Like I said previous, don't own a savage but from the info from a lot of good members I wouldn't hesitate buying one, now the tika t 3 lite which I just won a month ago and haven't scoped it out yet, always wanted a Sako, never heard anything bad about them. Any gun is only as good as the person firing it-- no matter what brand it is.


----------



## callmaker (Aug 13, 2011)

I have both, 223 tikka t3 lite and a 204 savage predator. Both fine rifles, +1 tikka


----------



## FarmallH (Dec 11, 2011)

hassell said:


> Being on a budget - any of the savages that I've checked out while in the states - 400-500 out the door - includes scope and sling. !!!


That is a good budget gun, he can go to a gun show and find a nice used leupold scope for 200 or so, he might be into it a little more than plan but a good gun is a good, Savage is nice too, what glass do the savages come with? He'd be better off buying a good used savage and getting some great glass..... Just my 2 cents.


----------



## BurritoBandito (Sep 17, 2012)

It's all good but Beretta doesn't make Tikkas. Sako does. Beretta imports them. 


Sent from my iPhone 6


----------



## BurritoBandito (Sep 17, 2012)

Beretta Holding Co. owns both Tikka and Sako as well as Beretta USA, Stoeger, Uberti, and Burris optics. So technically they are made by Beretta. 

Your right. I guess beretta bought out Sako a few years ago. Although beretta owns the name, they still let Sako operate as a separate company, so yea, Sako makes Tikkas 


Sent from my iPhone 6


----------



## BurritoBandito (Sep 17, 2012)

You must eat a lot of potato chips. Shootin chips in the chitter are we??? Bahahahaha!


Sent from my iPhone 6


----------



## sneakygroundbuzzard (Nov 1, 2012)

i love my tikka t3,best shooting rifle i have ever held

but if your on a tight budget i would go with the savage,they are good ones too

i own a savage also,but the action and trigger does not compare to my tikka

so if you want the best for the $$$, i would save my pennies a little longer and wait untill i could afford the tikka

but ifn you want one right away,there is nothing wrong with the savage

the real differance is the trigger and action

its smooth ( savage ) vs. smoooooooooooooooooth (tikka )

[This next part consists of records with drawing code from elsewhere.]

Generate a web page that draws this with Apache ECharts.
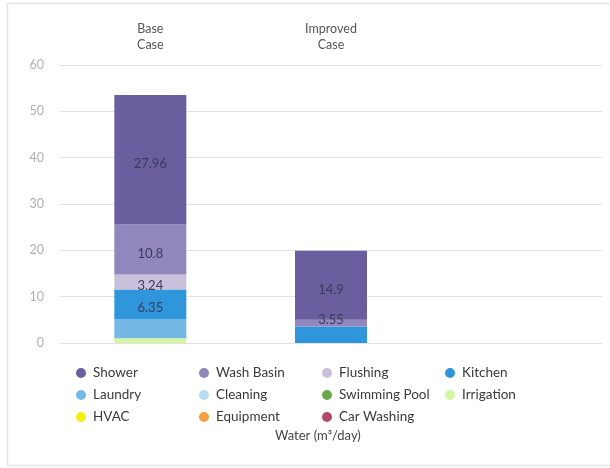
<!DOCTYPE html>
<html>
<head>
<meta charset="utf-8">
<script src="https://cdn.jsdelivr.net/npm/echarts@6/dist/echarts.min.js"></script>
<style>html,body{margin:0;padding:0;background:#fff;}#c{width:610px;height:468px;}</style>
</head>
<body>
<div id="c"></div>
<script>
// ---- data ----
const categories = ['Base\nCase', 'Improved\nCase', ''];
const legendOrder = ['Shower', 'Wash Basin', 'Flushing', 'Kitchen', 'Laundry', 'Cleaning', 'Swimming Pool', 'Irrigation', 'HVAC', 'Equipment', 'Car Washing'];
const shower     = [27.96, 14.9, null];
const washBasin  = [10.8, 1.45, null];
const flushing   = [3.24, 0, null];
const kitchen    = [6.35, 3.55, null];
const laundry    = [4.2, 0, null];
const cleaning   = [0, 0, null];
const swimming   = [0, 0, null];
const irrigation = [1.0, 0, null];
const hvac       = [0, 0, null];
const equipment  = [0, 0, null];
const carWashing = [0, 0, null];
const yTicks = [0, 10, 20, 30, 40, 50, 60];

// ---- styling ----
const colors = {
  'Shower': '#6a5e9e', 'Wash Basin': '#9187bd', 'Flushing': '#c9c1dc', 'Kitchen': '#2f96dc',
  'Laundry': '#74b9e6', 'Cleaning': '#b8dcf1', 'Swimming Pool': '#6aa84f', 'Irrigation': '#d5f5a0',
  'HVAC': '#f2ee12', 'Equipment': '#f5a042', 'Car Washing': '#b04a6c'
};
// bottom-to-top stacking order
const stackOrder = [
  ['Irrigation', irrigation], ['Laundry', laundry], ['Kitchen', kitchen], ['Flushing', flushing],
  ['Wash Basin', washBasin], ['Shower', shower], ['Cleaning', cleaning], ['Swimming Pool', swimming],
  ['HVAC', hvac], ['Equipment', equipment], ['Car Washing', carWashing]
];
const labelled = { 'Shower': [true, true], 'Wash Basin': [true, false], 'Flushing': [true, false], 'Kitchen': [true, true] };
const labelOffsets = { 'Kitchen': [[0, 4], [0, -15]] };

const series = stackOrder.map(([name, vals]) => ({
  name, type: 'bar', stack: 'total', barWidth: 72,
  itemStyle: { color: colors[name] },
  data: vals.map((v, i) => {
    const show = !!(labelled[name] && labelled[name][i]) && v;
    const off = (labelOffsets[name] && labelOffsets[name][i]) || [0, 4];
    return { value: v, label: { show: !!show, position: 'inside', offset: off,
      color: '#3d3a5a', fontSize: 13, fontFamily: 'Lato' } };
  })
}));

const chart = echarts.init(document.getElementById('c'), null, { renderer: 'canvas' });
chart.setOption({
  animation: false,
  textStyle: { fontFamily: 'Lato' },
  graphic: [{ type: 'rect', shape: { x: 7.5, y: 3.5, width: 640, height: 462 }, style: { fill: 'none', stroke: '#dfe5ea', lineWidth: 1.5 }, silent: true }],
  title: { text: 'Water (m³/day)', left: 270, top: 424, textStyle: { fontSize: 13, fontWeight: 'normal', color: '#444', fontFamily: 'Lato' } },
  legend: {
    data: legendOrder, left: 71, top: 361, width: 500, orient: 'horizontal',
    icon: 'circle', itemWidth: 10, itemHeight: 10, itemGap: 8,
    textStyle: { fontSize: 13.5, color: '#3a3a3a', fontFamily: 'Lato', width: 98, padding: [0, 0, 0, 2], lineHeight: 14 }
  },
  grid: { left: 60, right: 8, top: 65, bottom: 125 },
  xAxis: {
    type: 'category', data: categories, position: 'top',
    axisLine: { show: false }, axisTick: { show: false },
    axisLabel: { color: '#555', fontSize: 12.5, lineHeight: 16, margin: 12, fontFamily: 'Lato' }
  },
  yAxis: {
    type: 'value', min: yTicks[0], max: yTicks[yTicks.length - 1], interval: 10,
    axisLine: { show: false }, axisTick: { show: false },
    axisLabel: { color: '#b0b0b0', fontSize: 12.5, margin: 16, fontFamily: 'Lato' },
    splitLine: { lineStyle: { color: '#e2e2e2', width: 1 } }
  },
  series
});
</script>
</body>
</html>
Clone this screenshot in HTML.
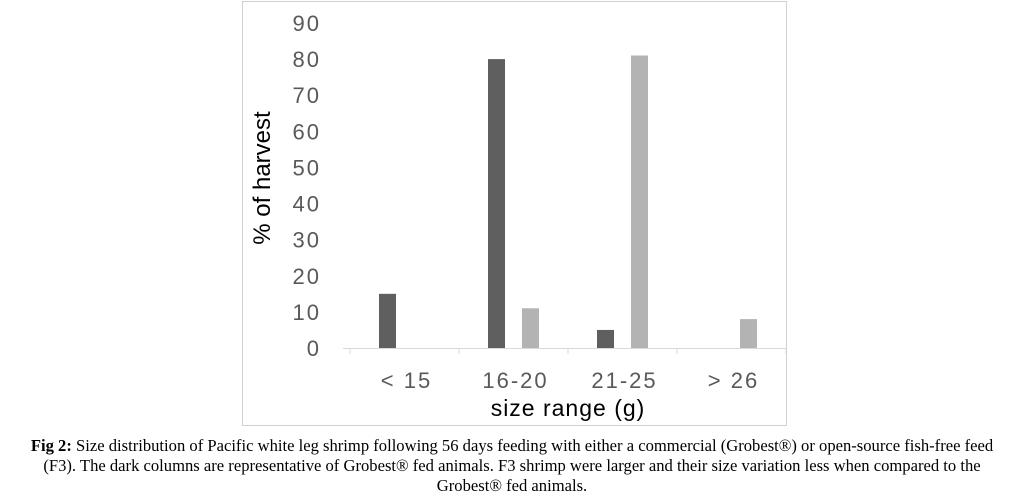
<!DOCTYPE html>
<html><head><meta charset="utf-8"><style>
body{margin:0;width:1024px;height:496px;background:#fff;overflow:hidden;position:relative}
.cap{position:absolute;left:0;top:436px;width:1024px;text-align:center;font-family:"Liberation Serif",serif;font-size:16.6px;line-height:20px;color:#000;white-space:nowrap}
</style></head><body>
<svg width="1024" height="430" style="position:absolute;left:0;top:0">
<rect x="242.5" y="1.5" width="544" height="424" fill="#fff" stroke="#d0d0d0"/>
<g id="g"></g>
<text x="568" y="416" text-anchor="middle" font-family="Liberation Sans,sans-serif" font-size="23" letter-spacing="1" fill="#000">size range (g)</text>
<text transform="translate(270,178) rotate(-90)" text-anchor="middle" font-family="Liberation Sans,sans-serif" font-size="24" fill="#000">% of harvest</text>
</svg>
<div class="cap"><b>Fig 2:</b> Size distribution of Pacific white leg shrimp following 56 days feeding with either a commercial (Grobest®) or open-source fish-free feed<br>(F3). The dark columns are representative of Grobest® fed animals. F3 shrimp were larger and their size variation less when compared to the<br>Grobest® fed animals.</div>
<script>
const categories=["< 15","16-20","21-25","> 26"];
const grobest=[15,80,5,0];
const f3=[0,11,81,8];
const yTicks=[0,10,20,30,40,50,60,70,80,90];
const NS="http://www.w3.org/2000/svg",g=document.getElementById('g');
const x0=350,bw=109,y0=348,yScale=v=>y0-v*(325/90);
function el(t,a){const e=document.createElementNS(NS,t);for(const k in a)e.setAttribute(k,a[k]);g.appendChild(e);return e;}
yTicks.forEach(v=>{const t=el('text',{x:321,y:yScale(v)+8,'text-anchor':'end','font-family':'Liberation Sans,sans-serif','font-size':22,'letter-spacing':2,fill:'#595959'});t.textContent=v;

});
const ax=el('line',{x1:343,x2:786,y1:y0+0.5,y2:y0+0.5,stroke:'#d9d9d9'});


for(let i=0;i<=categories.length;i++){const l=el('line',{x1:x0+i*bw,x2:x0+i*bw,y1:y0,y2:y0+6,stroke:'#d9d9d9'});

}
categories.forEach((c,i)=>{
const cx=x0+i*bw;
const t=el('text',{x:cx+bw/2+2,y:388,'text-anchor':'middle','font-family':'Liberation Sans,sans-serif','font-size':22,'letter-spacing':2,fill:'#595959'});t.textContent=c;


if(grobest[i]>0){const r=el('rect',{x:cx+29,y:yScale(grobest[i]),width:17,height:y0-yScale(grobest[i]),fill:'#5f5f5f'});

}
if(f3[i]>0){const r=el('rect',{x:cx+63,y:yScale(f3[i]),width:17,height:y0-yScale(f3[i]),fill:'#b3b3b3'});

}
});
</script>
</body></html>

plus the adjustable trigger on the tikka is very very nice

and i dont care how well your potata chips shoot,my tikka will out shoot them :wink:

jm2cw


----------



## BurritoBandito (Sep 17, 2012)

Ok, that made me laugh pretty darn good...... 

LMAO @ iPhone 60k!!! I'm a techie! What can I say?!?! Lol


Sent from my iPhone 6


----------



## BurritoBandito (Sep 17, 2012)

i love my tikka t3,best shooting rifle i have ever held
but if your on a tight budget i would go with the savage,they are good ones too
i own a savage also,but the action and trigger does not compare to my tikka

so if you want the best for the $$$, i would save my pennies a little longer and wait untill i could afford the tikka
but ifn you want one right away,there is nothing wrong with the savage

the real differance is the trigger and action
its smooth ( savage ) vs. smoooooooooooooooooth (tikka )
plus the adjustable trigger on the tikka is very very nice 


and i dont care how well your potata ships shoot,my tikka will out shoot them 
jm2cw 

RIGHT!!!! One of the best hidden gems of the rifle world!


Sent from my iPhone 6


----------



## prairiewolf (Feb 19, 2012)

Ok, guess I will put my 2 cents in. The brand of rifle or any firearm is not my deciding factor. The gun must fit and feel right. Put them to your shoulder and see how everything feels.All modern rifles usually will shoot at least 1-1/2" groups at 100 yds this is plenty good enough for out to 400 yds which is probably the max. distance most hunters shoot at game. Now if your talking about target shooting thats a different story. When I buy a new rifle, revolver or pistol, I ask to see several of the same model and work the gun a little, you will be surprised how 3 guns alike will be different in the actions. Just my 2 cents, but I am an old coot also.


----------



## knapper (Feb 5, 2010)

Having looked at the Savage Axis I think that the best for starting out is the Savage I don,t own one but I have been eyeing them for some time.


----------



## loic (May 8, 2012)

+1 for Redfield!

Put a Redfield Revenge 3x9 on my .22 mag in january its a very clear scope. Redfield is affiliated with Leupold now 

+1 again for Redfield, I have s revolution and just received a revenge that I have yet mounted. Excellent scope!

Sent from my SPH-L710 using Tapatalk 2


----------



## Scotty D. (Feb 23, 2012)

*I've always liked the looks of Sako rifles....Alas, the Tikka is out of my budget range...*



*However, I retrofitted my new Axis Camo .223 with an AccuTrigger for about $66, so it was still less than $400... Crisp break at less than 2 lbs.. *

*1lb 14oz to be exact*

**


----------